18 One day Jesus was alone talking to God. His disciples were there too. He asked them, `Who do people say I am?’ 19 They answered, `Some people say you are John the Baptizer. Others say you are Elijah. And others say that one of the old prophets of God has risen from death.’
20 Jesus said, `But who do you say I am?’ Peter answered, `You are the Christ sent by God.’
21 Jesus said to them, `Do not tell this to anyone.” 22 Then he went on to say, `The Son of Man will have much trouble. The leaders of the people, the chief priests, and the scribes will not believe him. He will be killed. On the third day he will be raised from death.’ 23 And He said to all the people, `If anyone wants to come with me, he must leave what he himself wants to do. Every day he must take up his cross [be ready to die] and come with me. 24 Anyone who tries to keep his life will lose it. And anyone who gives up his life for my sake will find it. 25 What good will it do a man if he gets the whole world for himself but loses his life or spoils it?” Luke 9:18-25


There are a few products that we have produced in the United States that would be associated with a term known as “Americana.” This term means that this product is so intertwined with our cultural understanding of who we are as a nation that we immediately associate it with America when we see the product. It gives us a sense of pride. Harley Davidson Motorcycles fall into that category. Nothing looks like them, but more especially, nothing sounds like them.

Harley Davidson was one of only two motorcycle companies that survived the great depression. This was not enough for Harley Davidson to survive the influx of Japanese motorcycles that hit the nation in the 1970s. In 1970 Harley Davidson dominated the motorcycle world, claiming a 78 percent market share. By 1983 their market share had fallen to less than 23 percent.

On the verge of bankruptcy, Harley Davidson faced severe domestic market conditions and heavy foreign competition. They decided to address the challenge with a small team of creative hands-on people that met for four days of strategic planning. They went through a process of analyzing the strengths and weaknesses of the company and its competition.

What came out of the meeting was a strategy to turn left when the competition turns right and to plan to apply that strategy to the basic four p’s of marketing: product, price, place, and promotion. The Harley team added a fifth critical factor, people, which is essential in any business turnaround. They knew it would be nearly impossible to compete against the competition on a head-on basis, so they decided to be the alternative and offer products, culture, and activities that the competition couldn’t.

They created stores where people felt comfortable bringing their bikes and riding. The motorcycles would no longer be hidden away in a storeroom or behind glass; they would be in a place where you could touch them and ride them. They even created the Harley Owners Group and started sponsoring ride events where customers could use and show off their motorcycles. These rides helped raise over 70 million dollars for Muscular Dystrophy research. This saved the company from bankruptcy and transitioned them into the success they are today.
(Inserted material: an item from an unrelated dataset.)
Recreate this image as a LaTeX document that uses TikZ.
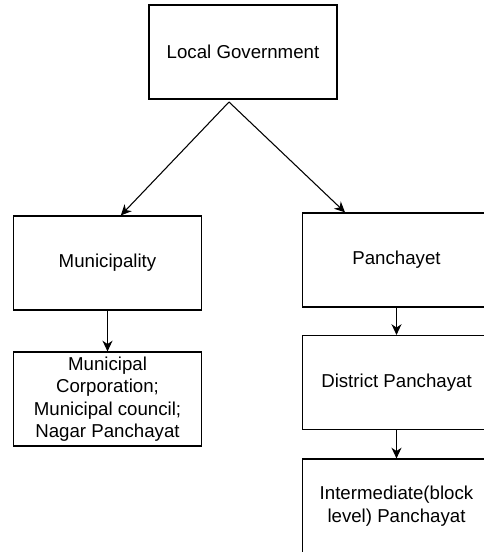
\documentclass[tikz,border=0pt]{standalone}
\usepackage{fontspec}
\setmainfont{Liberation Sans}
\usepackage{tikz}
\usetikzlibrary{arrows.meta}

\tikzset{
  govbox/.style={draw=black, line width=0.9pt, minimum width=141pt, minimum height=70.5pt,
    inner sep=0.75pt, align=center, font=\fontsize{14}{16.9}\selectfont},
  govlink/.style={draw=black, line width=0.8pt, -{Stealth[length=8pt, width=7.5pt, inset=2.5pt]}}
}

\begin{document}
\begin{tikzpicture}[x=0.75pt,y=0.75pt,yscale=-1,xscale=1]
\useasboundingbox (0,0) rectangle (483,552);

%Shape: Rectangle [top]
\node [govbox] (localgov) at (243,52) {Local Government};
%Shape: Rectangle [left branch]
\node [govbox] (municipality) at (107.5,263) {Municipality};
\node [govbox] (urbanbodies) at (107.5,399) {Municipal\\ Corporation;\\ Municipal council;\\ Nagar Panchayat};
%Shape: Rectangle [right branch]
\node [govbox] (panchayet) at (396.5,260) {Panchayet};
\node [govbox] (district) at (396.5,382.5) {District Panchayat};
\node [govbox] (intermediate) at (396.5,506) {Intermediate(block\\ level) Panchayat};

%Straight Lines
\coordinate (split) at (229,102);
\draw [govlink] (split) -- ([xshift=10pt]municipality.north);
\draw [govlink] (split) -- ([xshift=-38.6pt]panchayet.north);
\draw [govlink] (municipality) -- (urbanbodies);
\draw [govlink] (panchayet) -- (district);
\draw [govlink] (district) -- (intermediate);

\end{tikzpicture}
\end{document}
They found a new purpose.

Jesus said that our new purpose would be seen through a new life. What does that mean exactly? Our purpose in life is to pursue a life of love. It is to be focused on giving and not focused on receiving. Our new life puts us in relationships that influence others to follow Jesus. We are to lay down our old life and put on the new. Our new identity will be found in following and living out this new life so that the culture around us takes notice. We are the product placement for being a Christian. Let us influence our communities to follow Jesus with us.